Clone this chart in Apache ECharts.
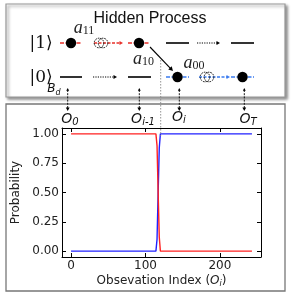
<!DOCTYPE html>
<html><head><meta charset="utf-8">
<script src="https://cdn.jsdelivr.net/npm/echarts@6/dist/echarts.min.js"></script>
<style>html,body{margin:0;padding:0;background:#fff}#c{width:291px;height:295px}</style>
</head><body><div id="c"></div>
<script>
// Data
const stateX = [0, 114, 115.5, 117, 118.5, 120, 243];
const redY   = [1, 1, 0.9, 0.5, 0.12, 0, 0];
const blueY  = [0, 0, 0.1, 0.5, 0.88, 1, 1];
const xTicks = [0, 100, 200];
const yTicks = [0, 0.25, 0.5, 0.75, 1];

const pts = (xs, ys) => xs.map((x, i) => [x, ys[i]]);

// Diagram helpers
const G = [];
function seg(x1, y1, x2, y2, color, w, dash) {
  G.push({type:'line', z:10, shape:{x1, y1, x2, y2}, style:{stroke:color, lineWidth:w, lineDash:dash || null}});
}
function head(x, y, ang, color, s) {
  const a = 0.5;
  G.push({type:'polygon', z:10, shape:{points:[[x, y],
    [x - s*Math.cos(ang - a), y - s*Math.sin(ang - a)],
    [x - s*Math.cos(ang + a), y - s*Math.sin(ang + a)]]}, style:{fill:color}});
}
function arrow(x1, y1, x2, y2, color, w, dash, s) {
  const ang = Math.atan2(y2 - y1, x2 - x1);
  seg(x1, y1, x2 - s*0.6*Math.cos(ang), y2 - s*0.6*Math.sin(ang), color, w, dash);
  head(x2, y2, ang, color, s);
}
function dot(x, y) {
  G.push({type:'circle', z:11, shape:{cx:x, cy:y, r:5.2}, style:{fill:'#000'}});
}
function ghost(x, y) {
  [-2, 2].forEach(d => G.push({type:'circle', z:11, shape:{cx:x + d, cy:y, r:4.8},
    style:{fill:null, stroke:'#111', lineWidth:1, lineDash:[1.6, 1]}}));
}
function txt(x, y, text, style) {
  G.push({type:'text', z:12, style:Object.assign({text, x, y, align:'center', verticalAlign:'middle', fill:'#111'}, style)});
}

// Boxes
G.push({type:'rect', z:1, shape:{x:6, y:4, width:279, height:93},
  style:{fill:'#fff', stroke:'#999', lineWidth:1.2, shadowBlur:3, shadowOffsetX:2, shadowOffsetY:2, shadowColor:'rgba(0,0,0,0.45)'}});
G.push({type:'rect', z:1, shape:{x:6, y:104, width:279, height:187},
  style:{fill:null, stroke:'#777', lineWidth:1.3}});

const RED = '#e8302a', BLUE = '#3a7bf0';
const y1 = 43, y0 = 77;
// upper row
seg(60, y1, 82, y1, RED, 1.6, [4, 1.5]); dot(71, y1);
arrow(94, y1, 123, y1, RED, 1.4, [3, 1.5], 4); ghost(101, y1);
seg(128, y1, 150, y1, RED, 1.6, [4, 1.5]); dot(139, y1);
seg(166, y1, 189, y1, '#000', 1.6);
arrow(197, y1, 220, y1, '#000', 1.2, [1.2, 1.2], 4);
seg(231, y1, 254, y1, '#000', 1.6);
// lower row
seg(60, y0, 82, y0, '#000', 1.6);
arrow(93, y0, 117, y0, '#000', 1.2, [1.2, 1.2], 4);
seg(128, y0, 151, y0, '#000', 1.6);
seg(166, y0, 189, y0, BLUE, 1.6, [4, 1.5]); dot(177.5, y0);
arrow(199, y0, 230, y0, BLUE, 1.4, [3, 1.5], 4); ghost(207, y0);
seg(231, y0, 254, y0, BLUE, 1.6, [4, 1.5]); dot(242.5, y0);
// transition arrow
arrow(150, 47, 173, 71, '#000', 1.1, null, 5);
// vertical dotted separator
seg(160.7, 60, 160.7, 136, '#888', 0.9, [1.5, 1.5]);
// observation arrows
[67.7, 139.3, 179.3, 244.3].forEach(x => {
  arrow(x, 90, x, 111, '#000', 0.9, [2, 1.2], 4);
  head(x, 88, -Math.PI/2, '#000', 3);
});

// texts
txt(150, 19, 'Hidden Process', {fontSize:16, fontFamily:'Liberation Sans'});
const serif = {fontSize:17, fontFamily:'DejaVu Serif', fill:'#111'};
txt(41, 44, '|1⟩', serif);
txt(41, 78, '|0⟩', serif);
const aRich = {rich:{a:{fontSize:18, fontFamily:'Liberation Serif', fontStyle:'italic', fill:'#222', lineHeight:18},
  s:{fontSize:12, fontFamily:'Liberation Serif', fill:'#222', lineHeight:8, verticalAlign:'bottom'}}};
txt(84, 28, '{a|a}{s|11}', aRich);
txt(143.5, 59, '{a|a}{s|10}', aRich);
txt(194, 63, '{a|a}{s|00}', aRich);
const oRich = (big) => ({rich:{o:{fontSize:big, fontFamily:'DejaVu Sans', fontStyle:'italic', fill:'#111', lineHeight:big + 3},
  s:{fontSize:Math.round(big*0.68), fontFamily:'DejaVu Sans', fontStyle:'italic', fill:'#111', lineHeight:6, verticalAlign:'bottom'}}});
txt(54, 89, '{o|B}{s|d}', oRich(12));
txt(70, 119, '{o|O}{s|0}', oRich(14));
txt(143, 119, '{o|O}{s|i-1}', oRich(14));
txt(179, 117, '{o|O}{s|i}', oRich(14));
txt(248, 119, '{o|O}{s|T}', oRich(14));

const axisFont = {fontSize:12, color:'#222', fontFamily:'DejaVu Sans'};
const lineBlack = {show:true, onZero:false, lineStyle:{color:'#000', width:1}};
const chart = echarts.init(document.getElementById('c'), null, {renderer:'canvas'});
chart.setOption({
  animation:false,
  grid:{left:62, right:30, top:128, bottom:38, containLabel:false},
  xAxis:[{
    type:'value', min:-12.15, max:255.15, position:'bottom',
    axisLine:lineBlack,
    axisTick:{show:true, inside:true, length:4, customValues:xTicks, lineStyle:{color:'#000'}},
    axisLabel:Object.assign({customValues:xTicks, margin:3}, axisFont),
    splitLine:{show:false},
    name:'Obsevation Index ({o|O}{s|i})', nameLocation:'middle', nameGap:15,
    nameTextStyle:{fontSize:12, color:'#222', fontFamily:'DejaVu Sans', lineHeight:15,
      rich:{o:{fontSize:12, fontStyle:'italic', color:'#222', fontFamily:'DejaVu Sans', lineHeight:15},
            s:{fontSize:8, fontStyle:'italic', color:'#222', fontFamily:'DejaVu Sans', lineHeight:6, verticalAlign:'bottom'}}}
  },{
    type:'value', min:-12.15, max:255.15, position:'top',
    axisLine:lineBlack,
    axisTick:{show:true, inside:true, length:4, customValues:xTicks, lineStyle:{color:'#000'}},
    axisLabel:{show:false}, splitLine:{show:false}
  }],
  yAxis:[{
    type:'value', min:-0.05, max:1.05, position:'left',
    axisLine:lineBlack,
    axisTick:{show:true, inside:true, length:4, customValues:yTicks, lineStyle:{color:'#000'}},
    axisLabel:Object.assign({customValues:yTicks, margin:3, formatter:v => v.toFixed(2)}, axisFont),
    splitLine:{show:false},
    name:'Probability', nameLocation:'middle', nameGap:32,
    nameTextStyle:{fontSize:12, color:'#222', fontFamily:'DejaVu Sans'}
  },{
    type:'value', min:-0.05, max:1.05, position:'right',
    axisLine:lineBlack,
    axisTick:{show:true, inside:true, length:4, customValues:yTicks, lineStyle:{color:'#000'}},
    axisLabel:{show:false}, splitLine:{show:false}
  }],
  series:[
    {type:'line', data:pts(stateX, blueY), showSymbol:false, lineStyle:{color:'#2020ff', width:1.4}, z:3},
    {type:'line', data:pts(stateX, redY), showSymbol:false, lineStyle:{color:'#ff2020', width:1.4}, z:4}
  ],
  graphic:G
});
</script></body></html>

_ _ _

Task prompt =
In the copy, include no pictures; restate the listing above exactly.

Response to the exercise =
Clone this chart in Apache ECharts.
<!DOCTYPE html>
<html><head><meta charset="utf-8">
<script src="https://cdn.jsdelivr.net/npm/echarts@6/dist/echarts.min.js"></script>
<style>html,body{margin:0;padding:0;background:#fff}#c{width:291px;height:295px}</style>
</head><body><div id="c"></div>
<script>
// Data
const stateX = [0, 114, 115.5, 117, 118.5, 120, 243];
const redY   = [1, 1, 0.9, 0.5, 0.12, 0, 0];
const blueY  = [0, 0, 0.1, 0.5, 0.88, 1, 1];
const xTicks = [0, 100, 200];
const yTicks = [0, 0.25, 0.5, 0.75, 1];

const pts = (xs, ys) => xs.map((x, i) => [x, ys[i]]);

// Diagram helpers
const G = [];
function seg(x1, y1, x2, y2, color, w, dash) {
  G.push({type:'line', z:10, shape:{x1, y1, x2, y2}, style:{stroke:color, lineWidth:w, lineDash:dash || null}});
}
function head(x, y, ang, color, s) {
  const a = 0.5;
  G.push({type:'polygon', z:10, shape:{points:[[x, y],
    [x - s*Math.cos(ang - a), y - s*Math.sin(ang - a)],
    [x - s*Math.cos(ang + a), y - s*Math.sin(ang + a)]]}, style:{fill:color}});
}
function arrow(x1, y1, x2, y2, color, w, dash, s) {
  const ang = Math.atan2(y2 - y1, x2 - x1);
  seg(x1, y1, x2 - s*0.6*Math.cos(ang), y2 - s*0.6*Math.sin(ang), color, w, dash);
  head(x2, y2, ang, color, s);
}
function dot(x, y) {
  G.push({type:'circle', z:11, shape:{cx:x, cy:y, r:5.2}, style:{fill:'#000'}});
}
function ghost(x, y) {
  [-2, 2].forEach(d => G.push({type:'circle', z:11, shape:{cx:x + d, cy:y, r:4.8},
    style:{fill:null, stroke:'#111', lineWidth:1, lineDash:[1.6, 1]}}));
}
function txt(x, y, text, style) {
  G.push({type:'text', z:12, style:Object.assign({text, x, y, align:'center', verticalAlign:'middle', fill:'#111'}, style)});
}

// Boxes
G.push({type:'rect', z:1, shape:{x:6, y:4, width:279, height:93},
  style:{fill:'#fff', stroke:'#999', lineWidth:1.2, shadowBlur:3, shadowOffsetX:2, shadowOffsetY:2, shadowColor:'rgba(0,0,0,0.45)'}});
G.push({type:'rect', z:1, shape:{x:6, y:104, width:279, height:187},
  style:{fill:null, stroke:'#777', lineWidth:1.3}});

const RED = '#e8302a', BLUE = '#3a7bf0';
const y1 = 43, y0 = 77;
// upper row
seg(60, y1, 82, y1, RED, 1.6, [4, 1.5]); dot(71, y1);
arrow(94, y1, 123, y1, RED, 1.4, [3, 1.5], 4); ghost(101, y1);
seg(128, y1, 150, y1, RED, 1.6, [4, 1.5]); dot(139, y1);
seg(166, y1, 189, y1, '#000', 1.6);
arrow(197, y1, 220, y1, '#000', 1.2, [1.2, 1.2], 4);
seg(231, y1, 254, y1, '#000', 1.6);
// lower row
seg(60, y0, 82, y0, '#000', 1.6);
arrow(93, y0, 117, y0, '#000', 1.2, [1.2, 1.2], 4);
seg(128, y0, 151, y0, '#000', 1.6);
seg(166, y0, 189, y0, BLUE, 1.6, [4, 1.5]); dot(177.5, y0);
arrow(199, y0, 230, y0, BLUE, 1.4, [3, 1.5], 4); ghost(207, y0);
seg(231, y0, 254, y0, BLUE, 1.6, [4, 1.5]); dot(242.5, y0);
// transition arrow
arrow(150, 47, 173, 71, '#000', 1.1, null, 5);
// vertical dotted separator
seg(160.7, 60, 160.7, 136, '#888', 0.9, [1.5, 1.5]);
// observation arrows
[67.7, 139.3, 179.3, 244.3].forEach(x => {
  arrow(x, 90, x, 111, '#000', 0.9, [2, 1.2], 4);
  head(x, 88, -Math.PI/2, '#000', 3);
});

// texts
txt(150, 19, 'Hidden Process', {fontSize:16, fontFamily:'Liberation Sans'});
const serif = {fontSize:17, fontFamily:'DejaVu Serif', fill:'#111'};
txt(41, 44, '|1⟩', serif);
txt(41, 78, '|0⟩', serif);
const aRich = {rich:{a:{fontSize:18, fontFamily:'Liberation Serif', fontStyle:'italic', fill:'#222', lineHeight:18},
  s:{fontSize:12, fontFamily:'Liberation Serif', fill:'#222', lineHeight:8, verticalAlign:'bottom'}}};
txt(84, 28, '{a|a}{s|11}', aRich);
txt(143.5, 59, '{a|a}{s|10}', aRich);
txt(194, 63, '{a|a}{s|00}', aRich);
const oRich = (big) => ({rich:{o:{fontSize:big, fontFamily:'DejaVu Sans', fontStyle:'italic', fill:'#111', lineHeight:big + 3},
  s:{fontSize:Math.round(big*0.68), fontFamily:'DejaVu Sans', fontStyle:'italic', fill:'#111', lineHeight:6, verticalAlign:'bottom'}}});
txt(54, 89, '{o|B}{s|d}', oRich(12));
txt(70, 119, '{o|O}{s|0}', oRich(14));
txt(143, 119, '{o|O}{s|i-1}', oRich(14));
txt(179, 117, '{o|O}{s|i}', oRich(14));
txt(248, 119, '{o|O}{s|T}', oRich(14));

const axisFont = {fontSize:12, color:'#222', fontFamily:'DejaVu Sans'};
const lineBlack = {show:true, onZero:false, lineStyle:{color:'#000', width:1}};
const chart = echarts.init(document.getElementById('c'), null, {renderer:'canvas'});
chart.setOption({
  animation:false,
  grid:{left:62, right:30, top:128, bottom:38, containLabel:false},
  xAxis:[{
    type:'value', min:-12.15, max:255.15, position:'bottom',
    axisLine:lineBlack,
    axisTick:{show:true, inside:true, length:4, customValues:xTicks, lineStyle:{color:'#000'}},
    axisLabel:Object.assign({customValues:xTicks, margin:3}, axisFont),
    splitLine:{show:false},
    name:'Obsevation Index ({o|O}{s|i})', nameLocation:'middle', nameGap:15,
    nameTextStyle:{fontSize:12, color:'#222', fontFamily:'DejaVu Sans', lineHeight:15,
      rich:{o:{fontSize:12, fontStyle:'italic', color:'#222', fontFamily:'DejaVu Sans', lineHeight:15},
            s:{fontSize:8, fontStyle:'italic', color:'#222', fontFamily:'DejaVu Sans', lineHeight:6, verticalAlign:'bottom'}}}
  },{
    type:'value', min:-12.15, max:255.15, position:'top',
    axisLine:lineBlack,
    axisTick:{show:true, inside:true, length:4, customValues:xTicks, lineStyle:{color:'#000'}},
    axisLabel:{show:false}, splitLine:{show:false}
  }],
  yAxis:[{
    type:'value', min:-0.05, max:1.05, position:'left',
    axisLine:lineBlack,
    axisTick:{show:true, inside:true, length:4, customValues:yTicks, lineStyle:{color:'#000'}},
    axisLabel:Object.assign({customValues:yTicks, margin:3, formatter:v => v.toFixed(2)}, axisFont),
    splitLine:{show:false},
    name:'Probability', nameLocation:'middle', nameGap:32,
    nameTextStyle:{fontSize:12, color:'#222', fontFamily:'DejaVu Sans'}
  },{
    type:'value', min:-0.05, max:1.05, position:'right',
    axisLine:lineBlack,
    axisTick:{show:true, inside:true, length:4, customValues:yTicks, lineStyle:{color:'#000'}},
    axisLabel:{show:false}, splitLine:{show:false}
  }],
  series:[
    {type:'line', data:pts(stateX, blueY), showSymbol:false, lineStyle:{color:'#2020ff', width:1.4}, z:3},
    {type:'line', data:pts(stateX, redY), showSymbol:false, lineStyle:{color:'#ff2020', width:1.4}, z:4}
  ],
  graphic:G
});
</script></body></html>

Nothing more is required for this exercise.